> [Description of the task] Give the data a second time, exactly and in full.

____ Stored data

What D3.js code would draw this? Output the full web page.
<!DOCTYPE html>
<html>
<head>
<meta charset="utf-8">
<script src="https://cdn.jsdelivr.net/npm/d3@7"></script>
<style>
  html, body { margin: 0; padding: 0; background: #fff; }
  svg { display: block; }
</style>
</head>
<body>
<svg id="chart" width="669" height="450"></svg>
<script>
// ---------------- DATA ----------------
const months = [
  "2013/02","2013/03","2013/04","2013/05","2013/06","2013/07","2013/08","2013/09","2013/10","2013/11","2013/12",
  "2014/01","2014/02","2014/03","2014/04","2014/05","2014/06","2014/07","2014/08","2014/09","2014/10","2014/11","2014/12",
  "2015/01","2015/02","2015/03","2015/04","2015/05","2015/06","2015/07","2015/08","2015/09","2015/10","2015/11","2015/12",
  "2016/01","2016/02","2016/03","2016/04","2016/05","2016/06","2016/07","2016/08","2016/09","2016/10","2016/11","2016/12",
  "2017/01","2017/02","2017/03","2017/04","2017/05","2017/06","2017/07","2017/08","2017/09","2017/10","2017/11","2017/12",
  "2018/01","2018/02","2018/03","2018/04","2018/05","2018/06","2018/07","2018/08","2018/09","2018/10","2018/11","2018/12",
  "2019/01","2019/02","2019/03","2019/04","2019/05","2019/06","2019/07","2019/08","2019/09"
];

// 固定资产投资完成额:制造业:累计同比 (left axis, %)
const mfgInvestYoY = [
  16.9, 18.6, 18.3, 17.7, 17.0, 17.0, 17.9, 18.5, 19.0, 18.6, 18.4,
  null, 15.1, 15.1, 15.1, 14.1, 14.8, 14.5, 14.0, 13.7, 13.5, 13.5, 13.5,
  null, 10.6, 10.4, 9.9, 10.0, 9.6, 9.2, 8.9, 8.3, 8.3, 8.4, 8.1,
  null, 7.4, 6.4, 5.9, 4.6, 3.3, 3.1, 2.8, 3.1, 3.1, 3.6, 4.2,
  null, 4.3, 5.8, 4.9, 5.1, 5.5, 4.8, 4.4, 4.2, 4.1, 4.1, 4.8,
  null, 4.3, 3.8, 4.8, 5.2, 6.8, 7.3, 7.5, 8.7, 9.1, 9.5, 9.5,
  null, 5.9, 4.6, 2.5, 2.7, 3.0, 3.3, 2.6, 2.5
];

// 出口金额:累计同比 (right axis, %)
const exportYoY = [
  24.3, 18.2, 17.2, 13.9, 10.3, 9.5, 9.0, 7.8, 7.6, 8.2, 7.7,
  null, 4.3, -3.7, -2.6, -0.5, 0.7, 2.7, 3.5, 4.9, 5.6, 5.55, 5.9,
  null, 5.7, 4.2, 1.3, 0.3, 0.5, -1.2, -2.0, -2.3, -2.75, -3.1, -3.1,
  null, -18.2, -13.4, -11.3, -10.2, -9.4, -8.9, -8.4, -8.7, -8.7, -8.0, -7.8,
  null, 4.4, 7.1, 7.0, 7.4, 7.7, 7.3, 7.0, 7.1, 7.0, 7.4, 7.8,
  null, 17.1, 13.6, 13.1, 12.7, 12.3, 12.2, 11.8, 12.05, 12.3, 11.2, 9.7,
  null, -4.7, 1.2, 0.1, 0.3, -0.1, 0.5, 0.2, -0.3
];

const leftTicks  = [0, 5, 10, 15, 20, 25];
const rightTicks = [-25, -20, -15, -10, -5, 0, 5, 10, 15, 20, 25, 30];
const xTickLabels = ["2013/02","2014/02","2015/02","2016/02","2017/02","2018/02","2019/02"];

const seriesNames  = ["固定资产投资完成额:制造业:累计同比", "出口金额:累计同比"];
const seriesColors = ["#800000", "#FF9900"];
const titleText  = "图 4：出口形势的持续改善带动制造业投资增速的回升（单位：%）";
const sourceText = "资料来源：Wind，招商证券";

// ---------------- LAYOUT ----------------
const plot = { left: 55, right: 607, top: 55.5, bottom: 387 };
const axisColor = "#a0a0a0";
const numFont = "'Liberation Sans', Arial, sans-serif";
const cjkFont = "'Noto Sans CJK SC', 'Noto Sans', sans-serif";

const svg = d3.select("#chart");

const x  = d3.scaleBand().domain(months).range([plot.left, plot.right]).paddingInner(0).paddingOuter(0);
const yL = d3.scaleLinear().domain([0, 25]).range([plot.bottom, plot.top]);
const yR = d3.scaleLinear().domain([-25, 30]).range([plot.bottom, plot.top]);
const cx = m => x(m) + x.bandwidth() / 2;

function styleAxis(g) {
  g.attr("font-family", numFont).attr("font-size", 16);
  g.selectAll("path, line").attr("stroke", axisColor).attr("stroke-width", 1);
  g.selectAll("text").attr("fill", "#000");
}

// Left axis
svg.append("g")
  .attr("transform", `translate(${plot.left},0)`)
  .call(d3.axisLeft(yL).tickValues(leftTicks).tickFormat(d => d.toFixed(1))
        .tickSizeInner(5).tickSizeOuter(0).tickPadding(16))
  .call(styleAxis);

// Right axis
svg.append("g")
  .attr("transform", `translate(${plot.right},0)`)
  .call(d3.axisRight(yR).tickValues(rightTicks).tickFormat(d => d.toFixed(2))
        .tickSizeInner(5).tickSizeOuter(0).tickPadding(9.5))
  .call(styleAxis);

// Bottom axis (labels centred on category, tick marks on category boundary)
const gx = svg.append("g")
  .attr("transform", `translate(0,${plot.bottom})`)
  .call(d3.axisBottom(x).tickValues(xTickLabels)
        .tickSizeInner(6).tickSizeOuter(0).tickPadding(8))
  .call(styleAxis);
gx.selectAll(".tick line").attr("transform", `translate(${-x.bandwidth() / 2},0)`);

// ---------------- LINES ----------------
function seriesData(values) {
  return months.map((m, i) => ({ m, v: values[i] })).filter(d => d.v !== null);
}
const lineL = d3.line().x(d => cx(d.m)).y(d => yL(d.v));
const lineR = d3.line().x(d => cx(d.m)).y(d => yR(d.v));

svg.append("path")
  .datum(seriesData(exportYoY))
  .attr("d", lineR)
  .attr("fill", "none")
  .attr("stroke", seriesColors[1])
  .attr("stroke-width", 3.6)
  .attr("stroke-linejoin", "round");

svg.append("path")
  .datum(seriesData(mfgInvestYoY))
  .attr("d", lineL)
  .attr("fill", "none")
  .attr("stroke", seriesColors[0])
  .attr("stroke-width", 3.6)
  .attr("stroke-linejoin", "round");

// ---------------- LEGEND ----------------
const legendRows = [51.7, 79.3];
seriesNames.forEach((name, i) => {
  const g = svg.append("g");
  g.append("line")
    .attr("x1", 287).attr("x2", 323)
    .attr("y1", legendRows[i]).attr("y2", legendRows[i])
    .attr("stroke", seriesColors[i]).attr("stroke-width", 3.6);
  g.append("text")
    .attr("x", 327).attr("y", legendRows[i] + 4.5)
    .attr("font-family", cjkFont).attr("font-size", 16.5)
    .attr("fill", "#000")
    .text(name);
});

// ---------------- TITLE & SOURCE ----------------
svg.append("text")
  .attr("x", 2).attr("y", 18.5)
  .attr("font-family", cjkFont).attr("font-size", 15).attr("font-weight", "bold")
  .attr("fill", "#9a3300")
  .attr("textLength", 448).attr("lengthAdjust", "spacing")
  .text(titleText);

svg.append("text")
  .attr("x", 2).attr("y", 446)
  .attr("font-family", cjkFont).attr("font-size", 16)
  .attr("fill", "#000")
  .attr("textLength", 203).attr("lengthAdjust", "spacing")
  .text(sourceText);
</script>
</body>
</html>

________

> [Task output]
What D3.js code would draw this? Output the full web page.
<!DOCTYPE html>
<html>
<head>
<meta charset="utf-8">
<script src="https://cdn.jsdelivr.net/npm/d3@7"></script>
<style>
  html, body { margin: 0; padding: 0; background: #fff; }
  svg { display: block; }
</style>
</head>
<body>
<svg id="chart" width="669" height="450"></svg>
<script>
// ---------------- DATA ----------------
const months = [
  "2013/02","2013/03","2013/04","2013/05","2013/06","2013/07","2013/08","2013/09","2013/10","2013/11","2013/12",
  "2014/01","2014/02","2014/03","2014/04","2014/05","2014/06","2014/07","2014/08","2014/09","2014/10","2014/11","2014/12",
  "2015/01","2015/02","2015/03","2015/04","2015/05","2015/06","2015/07","2015/08","2015/09","2015/10","2015/11","2015/12",
  "2016/01","2016/02","2016/03","2016/04","2016/05","2016/06","2016/07","2016/08","2016/09","2016/10","2016/11","2016/12",
  "2017/01","2017/02","2017/03","2017/04","2017/05","2017/06","2017/07","2017/08","2017/09","2017/10","2017/11","2017/12",
  "2018/01","2018/02","2018/03","2018/04","2018/05","2018/06","2018/07","2018/08","2018/09","2018/10","2018/11","2018/12",
  "2019/01","2019/02","2019/03","2019/04","2019/05","2019/06","2019/07","2019/08","2019/09"
];

// 固定资产投资完成额:制造业:累计同比 (left axis, %)
const mfgInvestYoY = [
  16.9, 18.6, 18.3, 17.7, 17.0, 17.0, 17.9, 18.5, 19.0, 18.6, 18.4,
  null, 15.1, 15.1, 15.1, 14.1, 14.8, 14.5, 14.0, 13.7, 13.5, 13.5, 13.5,
  null, 10.6, 10.4, 9.9, 10.0, 9.6, 9.2, 8.9, 8.3, 8.3, 8.4, 8.1,
  null, 7.4, 6.4, 5.9, 4.6, 3.3, 3.1, 2.8, 3.1, 3.1, 3.6, 4.2,
  null, 4.3, 5.8, 4.9, 5.1, 5.5, 4.8, 4.4, 4.2, 4.1, 4.1, 4.8,
  null, 4.3, 3.8, 4.8, 5.2, 6.8, 7.3, 7.5, 8.7, 9.1, 9.5, 9.5,
  null, 5.9, 4.6, 2.5, 2.7, 3.0, 3.3, 2.6, 2.5
];

// 出口金额:累计同比 (right axis, %)
const exportYoY = [
  24.3, 18.2, 17.2, 13.9, 10.3, 9.5, 9.0, 7.8, 7.6, 8.2, 7.7,
  null, 4.3, -3.7, -2.6, -0.5, 0.7, 2.7, 3.5, 4.9, 5.6, 5.55, 5.9,
  null, 5.7, 4.2, 1.3, 0.3, 0.5, -1.2, -2.0, -2.3, -2.75, -3.1, -3.1,
  null, -18.2, -13.4, -11.3, -10.2, -9.4, -8.9, -8.4, -8.7, -8.7, -8.0, -7.8,
  null, 4.4, 7.1, 7.0, 7.4, 7.7, 7.3, 7.0, 7.1, 7.0, 7.4, 7.8,
  null, 17.1, 13.6, 13.1, 12.7, 12.3, 12.2, 11.8, 12.05, 12.3, 11.2, 9.7,
  null, -4.7, 1.2, 0.1, 0.3, -0.1, 0.5, 0.2, -0.3
];

const leftTicks  = [0, 5, 10, 15, 20, 25];
const rightTicks = [-25, -20, -15, -10, -5, 0, 5, 10, 15, 20, 25, 30];
const xTickLabels = ["2013/02","2014/02","2015/02","2016/02","2017/02","2018/02","2019/02"];

const seriesNames  = ["固定资产投资完成额:制造业:累计同比", "出口金额:累计同比"];
const seriesColors = ["#800000", "#FF9900"];
const titleText  = "图 4：出口形势的持续改善带动制造业投资增速的回升（单位：%）";
const sourceText = "资料来源：Wind，招商证券";

// ---------------- LAYOUT ----------------
const plot = { left: 55, right: 607, top: 55.5, bottom: 387 };
const axisColor = "#a0a0a0";
const numFont = "'Liberation Sans', Arial, sans-serif";
const cjkFont = "'Noto Sans CJK SC', 'Noto Sans', sans-serif";

const svg = d3.select("#chart");

const x  = d3.scaleBand().domain(months).range([plot.left, plot.right]).paddingInner(0).paddingOuter(0);
const yL = d3.scaleLinear().domain([0, 25]).range([plot.bottom, plot.top]);
const yR = d3.scaleLinear().domain([-25, 30]).range([plot.bottom, plot.top]);
const cx = m => x(m) + x.bandwidth() / 2;

function styleAxis(g) {
  g.attr("font-family", numFont).attr("font-size", 16);
  g.selectAll("path, line").attr("stroke", axisColor).attr("stroke-width", 1);
  g.selectAll("text").attr("fill", "#000");
}

// Left axis
svg.append("g")
  .attr("transform", `translate(${plot.left},0)`)
  .call(d3.axisLeft(yL).tickValues(leftTicks).tickFormat(d => d.toFixed(1))
        .tickSizeInner(5).tickSizeOuter(0).tickPadding(16))
  .call(styleAxis);

// Right axis
svg.append("g")
  .attr("transform", `translate(${plot.right},0)`)
  .call(d3.axisRight(yR).tickValues(rightTicks).tickFormat(d => d.toFixed(2))
        .tickSizeInner(5).tickSizeOuter(0).tickPadding(9.5))
  .call(styleAxis);

// Bottom axis (labels centred on category, tick marks on category boundary)
const gx = svg.append("g")
  .attr("transform", `translate(0,${plot.bottom})`)
  .call(d3.axisBottom(x).tickValues(xTickLabels)
        .tickSizeInner(6).tickSizeOuter(0).tickPadding(8))
  .call(styleAxis);
gx.selectAll(".tick line").attr("transform", `translate(${-x.bandwidth() / 2},0)`);

// ---------------- LINES ----------------
function seriesData(values) {
  return months.map((m, i) => ({ m, v: values[i] })).filter(d => d.v !== null);
}
const lineL = d3.line().x(d => cx(d.m)).y(d => yL(d.v));
const lineR = d3.line().x(d => cx(d.m)).y(d => yR(d.v));

svg.append("path")
  .datum(seriesData(exportYoY))
  .attr("d", lineR)
  .attr("fill", "none")
  .attr("stroke", seriesColors[1])
  .attr("stroke-width", 3.6)
  .attr("stroke-linejoin", "round");

svg.append("path")
  .datum(seriesData(mfgInvestYoY))
  .attr("d", lineL)
  .attr("fill", "none")
  .attr("stroke", seriesColors[0])
  .attr("stroke-width", 3.6)
  .attr("stroke-linejoin", "round");

// ---------------- LEGEND ----------------
const legendRows = [51.7, 79.3];
seriesNames.forEach((name, i) => {
  const g = svg.append("g");
  g.append("line")
    .attr("x1", 287).attr("x2", 323)
    .attr("y1", legendRows[i]).attr("y2", legendRows[i])
    .attr("stroke", seriesColors[i]).attr("stroke-width", 3.6);
  g.append("text")
    .attr("x", 327).attr("y", legendRows[i] + 4.5)
    .attr("font-family", cjkFont).attr("font-size", 16.5)
    .attr("fill", "#000")
    .text(name);
});

// ---------------- TITLE & SOURCE ----------------
svg.append("text")
  .attr("x", 2).attr("y", 18.5)
  .attr("font-family", cjkFont).attr("font-size", 15).attr("font-weight", "bold")
  .attr("fill", "#9a3300")
  .attr("textLength", 448).attr("lengthAdjust", "spacing")
  .text(titleText);

svg.append("text")
  .attr("x", 2).attr("y", 446)
  .attr("font-family", cjkFont).attr("font-size", 16)
  .attr("fill", "#000")
  .attr("textLength", 203).attr("lengthAdjust", "spacing")
  .text(sourceText);
</script>
</body>
</html>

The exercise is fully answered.